-- WORK TO DO --
Please print exactly the lines below, from the start of the material up to and including the line with "19950, 18850, 19650];", but none of the pictures.

-- DATA SECTION --
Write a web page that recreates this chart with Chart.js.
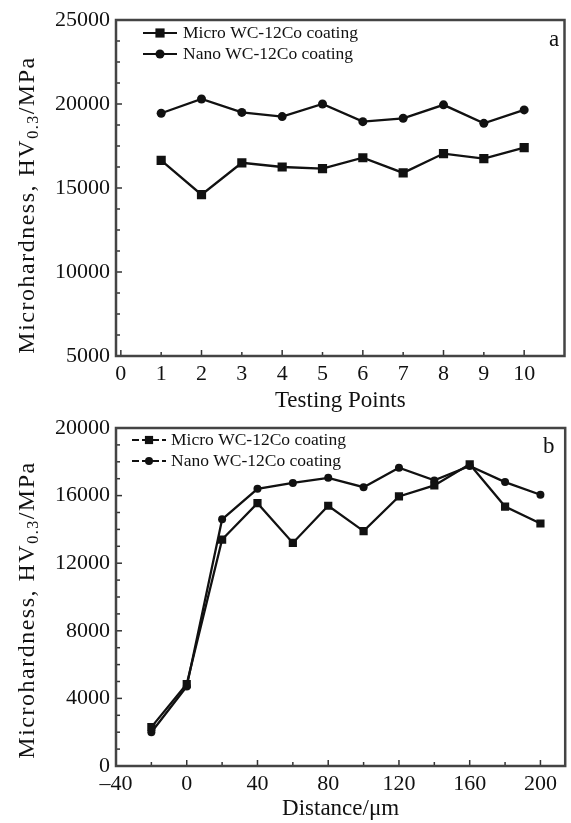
<!DOCTYPE html>
<html>
<head>
<meta charset="utf-8">
<script src="https://cdn.jsdelivr.net/npm/chart.js"></script>
<style>
  body { margin: 0; background: #fff; }
  .panel { position: absolute; left: 0; width: 571px; }
</style>
</head>
<body>
<div class="panel" style="top:0;height:418px"><canvas id="chartA" width="571" height="418"></canvas></div>
<div class="panel" style="top:408px;height:415px"><canvas id="chartB" width="571" height="415"></canvas></div>
<script>
// panel a: hardness at the testing points
const testPoints = [1, 2, 3, 4, 5, 6, 7, 8, 9, 10];
const microA = [16650, 14600, 16500, 16250, 16150, 16800, 15900, 17050, 16750, 17400];
const nanoA = [19450, 20300, 19500, 19250, 20000, 18950, 19150, 19950, 18850, 19650];

// panel b: hardness profile over distance
const distance = [-20, 0, 20, 40, 60, 80, 100, 120, 140, 160, 180, 200];
const microB = [2300, 4850, 13400, 15550, 13200, 15400, 13900, 15950, 16600, 17850, 15350, 14350];
const nanoB = [2000, 4700, 14600, 16400, 16750, 17050, 16500, 17650, 16900, 17750, 16800, 16050];

const seriesNames = ['Micro WC-12Co coating', 'Nano WC-12Co coating'];
const yTitle = ['Microhardness, HV', '0.3', '/MPa'];

const SERIF = '"Liberation Serif", "Times New Roman", serif';
const INK = '#111';
Chart.defaults.font.family = SERIF;
Chart.defaults.color = INK;

function pts(xs, ys) {
  return xs.map((x, i) => ({ x: x, y: ys[i] }));
}

function drawMarker(ctx, style, r, x, y) {
  ctx.beginPath();
  if (style === 'rect') {
    const s = r * Math.SQRT1_2;
    ctx.rect(x - s, y - s, 2 * s, 2 * s);
  } else {
    ctx.arc(x, y, r, 0, Math.PI * 2);
  }
  ctx.fill();
}

// frame, inward ticks, y title with subscript, legend and panel letter
const decor = {
  id: 'decor',
  afterDraw(chart, args, o) {
    const ctx = chart.ctx;
    const a = chart.chartArea;
    const xs = chart.scales.x, ys = chart.scales.y;
    ctx.save();

    // inward tick marks
    ctx.strokeStyle = '#333';
    ctx.lineWidth = 1.5;
    xs.ticks.forEach(t => {
      if (t.value < o.xFrom || t.value > o.xTo) return;
      const px = xs.getPixelForValue(t.value);
      const len = o.xMajor(t.value) ? 6 : 4;
      ctx.beginPath();
      ctx.moveTo(px, a.bottom);
      ctx.lineTo(px, a.bottom - len);
      ctx.stroke();
    });
    ys.ticks.forEach(t => {
      const py = ys.getPixelForValue(t.value);
      const len = o.yMajor(t.value) ? 6 : 4;
      ctx.beginPath();
      ctx.moveTo(a.left, py);
      ctx.lineTo(a.left + len, py);
      ctx.stroke();
    });

    // frame
    ctx.strokeStyle = '#444';
    ctx.lineWidth = 2.5;
    ctx.strokeRect(a.left, a.top, a.right - a.left, a.bottom - a.top);

    // y title with subscript
    ctx.fillStyle = INK;
    ctx.textBaseline = 'alphabetic';
    ctx.textAlign = 'left';
    ctx.letterSpacing = '1.5px';
    const big = '24px ' + SERIF, small = '16px ' + SERIF;
    ctx.font = big;
    const w1 = ctx.measureText(yTitle[0]).width;
    const w3 = ctx.measureText(yTitle[2]).width;
    ctx.font = small;
    const w2 = ctx.measureText(yTitle[1]).width;
    const total = w1 + w2 + w3;
    ctx.translate(o.titleX, o.titleY);
    ctx.rotate(-Math.PI / 2);
    let cx = -total / 2;
    ctx.font = big;
    ctx.fillText(yTitle[0], cx, 8);
    cx += w1;
    ctx.font = small;
    ctx.fillText(yTitle[1], cx, 12);
    cx += w2;
    ctx.font = big;
    ctx.fillText(yTitle[2], cx, 8);
    ctx.setTransform(1, 0, 0, 1, 0, 0);
    ctx.letterSpacing = '0px';

    // legend
    const lg = o.legend;
    chart.data.datasets.forEach((ds, i) => {
      const y = lg.rows[i];
      ctx.strokeStyle = INK;
      ctx.fillStyle = INK;
      ctx.lineWidth = 2;
      ctx.setLineDash(lg.dash);
      ctx.beginPath();
      ctx.moveTo(lg.x0, y);
      ctx.lineTo(lg.x1, y);
      ctx.stroke();
      ctx.setLineDash([]);
      drawMarker(ctx, ds.pointStyle, ds.pointRadius, (lg.x0 + lg.x1) / 2, y);
      ctx.font = '17.5px ' + SERIF;
      ctx.textBaseline = 'middle';
      ctx.fillText(ds.label, lg.textX, y);
    });

    // panel letter
    ctx.font = '23px ' + SERIF;
    ctx.fillText(o.letter, o.letterX, o.letterY);
    ctx.restore();
  }
};

function lineSet(label, data, style, r) {
  return {
    label: label,
    data: data,
    borderColor: INK,
    backgroundColor: INK,
    borderWidth: 2.3,
    pointStyle: style,
    pointRadius: r,
    pointHoverRadius: r,
    pointBorderWidth: 0,
    tension: 0
  };
}

function makeChart(id, sets, c) {
  return new Chart(document.getElementById(id), {
    type: 'line',
    data: { datasets: sets },
    options: {
      responsive: false,
      animation: false,
      layout: { padding: { top: c.padTop, right: 3, left: 0, bottom: 0 } },
      plugins: { legend: { display: false }, tooltip: { enabled: false }, decor: c.decor },
      scales: {
        x: {
          type: 'linear',
          min: c.xMin,
          max: c.xMax,
          grid: { display: false, drawTicks: false },
          border: { display: false },
          ticks: {
            stepSize: c.xStep,
            includeBounds: false,
            autoSkip: false,
            maxRotation: 0,
            maxTicksLimit: 100,
            padding: 5,
            font: { size: 22 },
            color: INK,
            callback: c.xLabel
          },
          title: {
            display: true,
            text: c.xTitle,
            font: { size: 23 },
            color: INK,
            padding: { top: 0, bottom: c.titlePad }
          },
          afterFit: s => { s.height = c.xHeight; }
        },
        y: {
          min: c.yMin,
          max: c.yMax,
          grid: { display: false, drawTicks: false },
          border: { display: false },
          ticks: {
            stepSize: c.yStep,
            includeBounds: false,
            autoSkip: false,
            maxTicksLimit: 100,
            padding: 6,
            font: { size: 22 },
            color: INK,
            callback: c.yLabel
          },
          afterFit: s => { s.width = 116; }
        }
      }
    },
    plugins: [decor]
  });
}

makeChart('chartA', [
  lineSet(seriesNames[0], pts(testPoints, microA), 'rect', 6.5),
  lineSet(seriesNames[1], pts(testPoints, nanoA), 'circle', 4.5)
], {
  padTop: 20, xHeight: 62, titlePad: 3,
  xMin: -0.12, xMax: 11, xStep: 1,
  yMin: 5000, yMax: 25000, yStep: 1250,
  xTitle: 'Testing Points',
  xLabel: v => (Number.isInteger(v) && v >= 0 && v <= 10) ? String(v) : '',
  yLabel: v => (v % 5000 === 0) ? String(v) : '',
  decor: {
    xFrom: 0, xTo: 10,
    xMajor: v => v % 2 === 0,
    yMajor: v => v % 5000 === 0,
    titleX: 26, titleY: 205,
    legend: { rows: [33, 54], x0: 143, x1: 177, textX: 183, dash: [] },
    letter: 'a', letterX: 549, letterY: 40
  }
});

makeChart('chartB', [
  lineSet(seriesNames[0], pts(distance, microB), 'rect', 5.8),
  lineSet(seriesNames[1], pts(distance, nanoB), 'circle', 4)
], {
  padTop: 20, xHeight: 57, titlePad: 0,
  xMin: -40, xMax: 214, xStep: 20,
  yMin: 0, yMax: 20000, yStep: 1000,
  xTitle: 'Distance/\u03bcm',
  xLabel: v => (v % 40 === 0 && v <= 200) ? (v < 0 ? '\u2013' + Math.abs(v) : String(v)) : '',
  yLabel: v => (v % 4000 === 0) ? String(v) : '',
  decor: {
    xFrom: -40, xTo: 200,
    xMajor: v => v % 40 === 0,
    yMajor: v => v % 4000 === 0,
    titleX: 26, titleY: 202,
    legend: { rows: [32, 53], x0: 132, x1: 166, textX: 171, dash: [7, 3] },
    letter: 'b', letterX: 543, letterY: 39
  }
});
</script>
</body>
</html>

-- COMPLETED EXERCISE --
Write a web page that recreates this chart with Chart.js.
<!DOCTYPE html>
<html>
<head>
<meta charset="utf-8">
<script src="https://cdn.jsdelivr.net/npm/chart.js"></script>
<style>
  body { margin: 0; background: #fff; }
  .panel { position: absolute; left: 0; width: 571px; }
</style>
</head>
<body>
<div class="panel" style="top:0;height:418px"><canvas id="chartA" width="571" height="418"></canvas></div>
<div class="panel" style="top:408px;height:415px"><canvas id="chartB" width="571" height="415"></canvas></div>
<script>
// panel a: hardness at the testing points
const testPoints = [1, 2, 3, 4, 5, 6, 7, 8, 9, 10];
const microA = [16650, 14600, 16500, 16250, 16150, 16800, 15900, 17050, 16750, 17400];
const nanoA = [19450, 20300, 19500, 19250, 20000, 18950, 19150, 19950, 18850, 19650];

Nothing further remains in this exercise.